Kenya’s Bold Step Toward AI-Driven Training at KMTC

by Amref Health Africa

At the 8th KMTC Scientific Conference, health leaders spotlighted the critical role of AI and digital transformation in shaping a future-ready, equity-driven health workforce.

From June 4th to 6th, 2025, the Kenya Medical Training College (KMTC) hosted its 8th Biennial Scientific Conference in Nairobi, drawing over 1,000 health professionals under the theme “Advancing Health Equity in a Rapidly Changing Environment.” As countries across the continent confront climate change, shifting disease burdens, and rapidly evolving technology, the conference highlighted a critical frontier: the integration of artificial intelligence (AI) into health education and service delivery.

Presiding over the official opening, the Health Cabinet Secretary, Hon. Aden Duale, delivered a strong message on quality, accountability, and future-readiness in Kenya’s health training institutions. Reaffirming the Ministry’s commitment to KMTC, he emphasised the need for rigorous standards to ensure health graduates are equipped to respond to the country’s evolving health needs.

“KMTC will not offer credentials without competence,” CS Duale stated, warning against unchecked expansion of health-related programmes that compromise standards.

He revealed that the Ministry of Health is actively engaging Parliament to reinstate Kshs 680 million in budgetary support for KMTC in the 2025/26 fiscal year. “The health sector cannot thrive without investments in institutions that produce quality health professionals,” he said, calling for a renewed focus on transparency, integrity, and results-based training.

At the heart of the conference was a growing consensus: Kenya’s health system will only be as strong as the people who power it. In a keynote session on digital transformation in health education, Dr. Meshack Ndirangu, Country Director of Amref Health Africa in Kenya, challenged institutions to embed ethical, localised, and inclusive AI practices into their training ecosystems.

“With over 60 campuses and more than 40,000 students, KMTC’s potential to embed AI readiness and ethical digital health practices across Kenya’s health workforce is unmatched,” said Dr. Ndirangu. “The institution is uniquely positioned to lead Africa’s shift toward smarter, fairer, and community-responsive health systems, starting at the classroom level.”

He emphasised that while AI, machine learning, and predictive analytics are becoming central to global health systems, their impact in Kenya will hinge on how well they are adapted to local realities. “Tools that can’t operate offline, don’t support regional languages, or rely on foreign data will fall short in serving underserved communities,” he noted. True success, he argued, will require more than adoption, it will demand transformation that is rooted in context, equity, and inclusion.

That transformation is already underway. Through the Electronic Community Health Information System (eCHIS), community health promoters across Kenya are using digital tools to register households, track services, and improve referral outcomes. In Turkana, portable digital X-ray machines are enabling early TB diagnosis in hard-to-reach areas, redefining what frontline diagnostics can look like. AI-powered chatbots, such as those developed by Jacaranda Health, are providing pregnant women with life-saving, culturally relevant information directly on their phones.
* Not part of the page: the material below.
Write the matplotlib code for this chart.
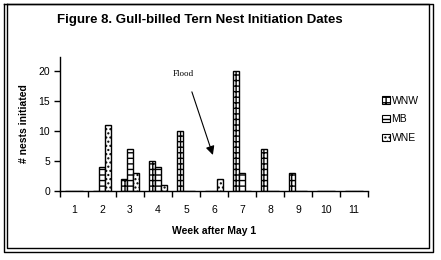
import matplotlib
matplotlib.use("Agg")
import matplotlib.pyplot as plt
import numpy as np
from matplotlib.lines import Line2D
from matplotlib.patches import Patch

weeks = ["1", "2", "3", "4", "5", "6", "7", "8", "9", "10", "11"]
wnw = [0, 0, 2, 5, 10, 0, 20, 7, 3, 0, 0]
mb = [0, 4, 7, 4, 0, 0, 3, 0, 0, 0, 0]
wne = [0, 11, 3, 1, 0, 2, 0, 0, 0, 0, 0]
series_names = ["WNW", "MB", "WNE"]
yticks = [0, 5, 10, 15, 20]

plt.rcParams['font.family'] = ['Liberation Sans', 'DejaVu Sans']
plt.rcParams['hatch.linewidth'] = 1.0

W, H = 441, 260
fig = plt.figure(figsize=(W / 100, H / 100), dpi=100)

def fx(px):
    return px / W

def fy(py):
    return 1 - py / H

ax = fig.add_axes([fx(60), fy(190.7), fx(308), (190.7 - 56.7) / H])

x = np.arange(len(weeks))
bw = 0.214
hatches = ['+++', '---', '....']
for i, (vals, hatch) in enumerate(zip([wnw, mb, wne], hatches)):
    ax.bar(x + (i - 1) * bw, vals, width=bw, color='white', edgecolor='black',
           linewidth=1.0, hatch=hatch)

ax.set_xlim(-0.5, len(weeks) - 0.5)
ax.set_ylim(0, 22.3)
ax.set_xticks(np.arange(len(weeks) + 1) - 0.5)
ax.set_xticklabels([])
ax.set_xticks(x, minor=True)
ax.set_xticklabels(weeks, minor=True, fontsize=7.5)
ax.tick_params(axis='x', which='major', direction='out', length=4, width=1)
ax.tick_params(axis='x', which='minor', length=0, pad=10)
ax.set_yticks(yticks)
ax.set_yticklabels([str(v) for v in yticks], fontsize=7.5)
ax.tick_params(axis='y', direction='out', length=4, width=1, pad=3)
for s in ['top', 'right']:
    ax.spines[s].set_visible(False)
for s in ['left', 'bottom']:
    ax.spines[s].set_linewidth(1.0)
ax.set_xlabel("Week after May 1", fontsize=7.5, fontweight='bold', labelpad=8)
ax.set_ylabel("# nests initiated", fontsize=7.5, fontweight='bold', labelpad=7)

ax.text(3.89, 19.45, "Flood", fontsize=6.5, family=['Liberation Serif'],
        ha='center', va='center')
ax.annotate('', xy=(4.96, 5.95), xytext=(4.21, 16.45),
            arrowprops=dict(arrowstyle='-|>', mutation_scale=13, lw=0.8,
                            color='black', shrinkA=0, shrinkB=0))

fig.text(fx(200), fy(20), "Figure 8. Gull-billed Tern Nest Initiation Dates",
         fontsize=9.5, fontweight='bold', ha='center', va='center')

handles = [Patch(facecolor='white', edgecolor='black', hatch=h, linewidth=0.8)
           for h in hatches]
fig.legend(handles, series_names, loc='center left',
           bbox_to_anchor=(fx(377), fy(119.5)), frameon=False, fontsize=7.5,
           handlelength=0.7, handleheight=0.7, handletextpad=0.2,
           labelspacing=0.85, borderpad=0)

def rect(x0, y0, x1, y1):
    xs = [fx(x0), fx(x1), fx(x1), fx(x0), fx(x0)]
    ys = [fy(y0), fy(y0), fy(y1), fy(y1), fy(y0)]
    fig.add_artist(Line2D(xs, ys, color='black', lw=1.0))

rect(4, 4, 433, 252)
rect(7, 4, 429, 248)

fig.savefig("out.png", dpi=100)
These innovations are part of a broader shift led by Amref toward digitally enabled, community-led primary health care, a priority within its Strategic Plan 2023–2030. By investing in technology that strengthens human relationships, rather than replacing them, Amref is ensuring that digital tools serve both health workers and the people they care for. 

Throughout his address, Dr. Ndirangu emphasised that AI is not a silver bullet, but a powerful enabler when applied responsibly. He highlighted how Amref and its partners, such as the Global Fund, Africa CDC and KEMSA, are already deploying AI tools to support disease outbreak detection, monitor oxygen plant performance, and guide response to malaria and cholera. These initiatives are reshaping public health surveillance and unlocking new levels of responsiveness across Kenya’s health system.

Yet with progress comes risk. Dr. Ndirangu cautioned that poorly governed digital systems, those built on foreign data, lacking transparency, or excluding marginalised groups, can do more harm than good.

“AI won’t fail Africa because of bad code,” he warned. “It will fail because of bad governance.”

To avoid this, he called for investments in infrastructure, ethical frameworks, and innovation ecosystems that empower local talent and frontline actors. KMTC, he argued, must play a pivotal role, not just as a training ground for tool users, but as a launchpad for tool builders, ethicists, and change agents.

As Kenya advances its Digital Economy Blueprint and National Artificial Intelligence Strategy, translating policy into impact will depend on institutions that train with purpose and partner for scale.

For Amref Health Africa in Kenya, this is not a future aspiration; it is a current commitment. Through digital innovation, policy advocacy, and frontline capacity building, Amref is working to ensure that no one is left behind in the evolution of health care.

As the KMTC conference came to a close, one thing became clear: Kenya’s digital health future will not be imported. It will be built locally by institutions that train ethically, lead boldly, and start where it matters most: in the classroom.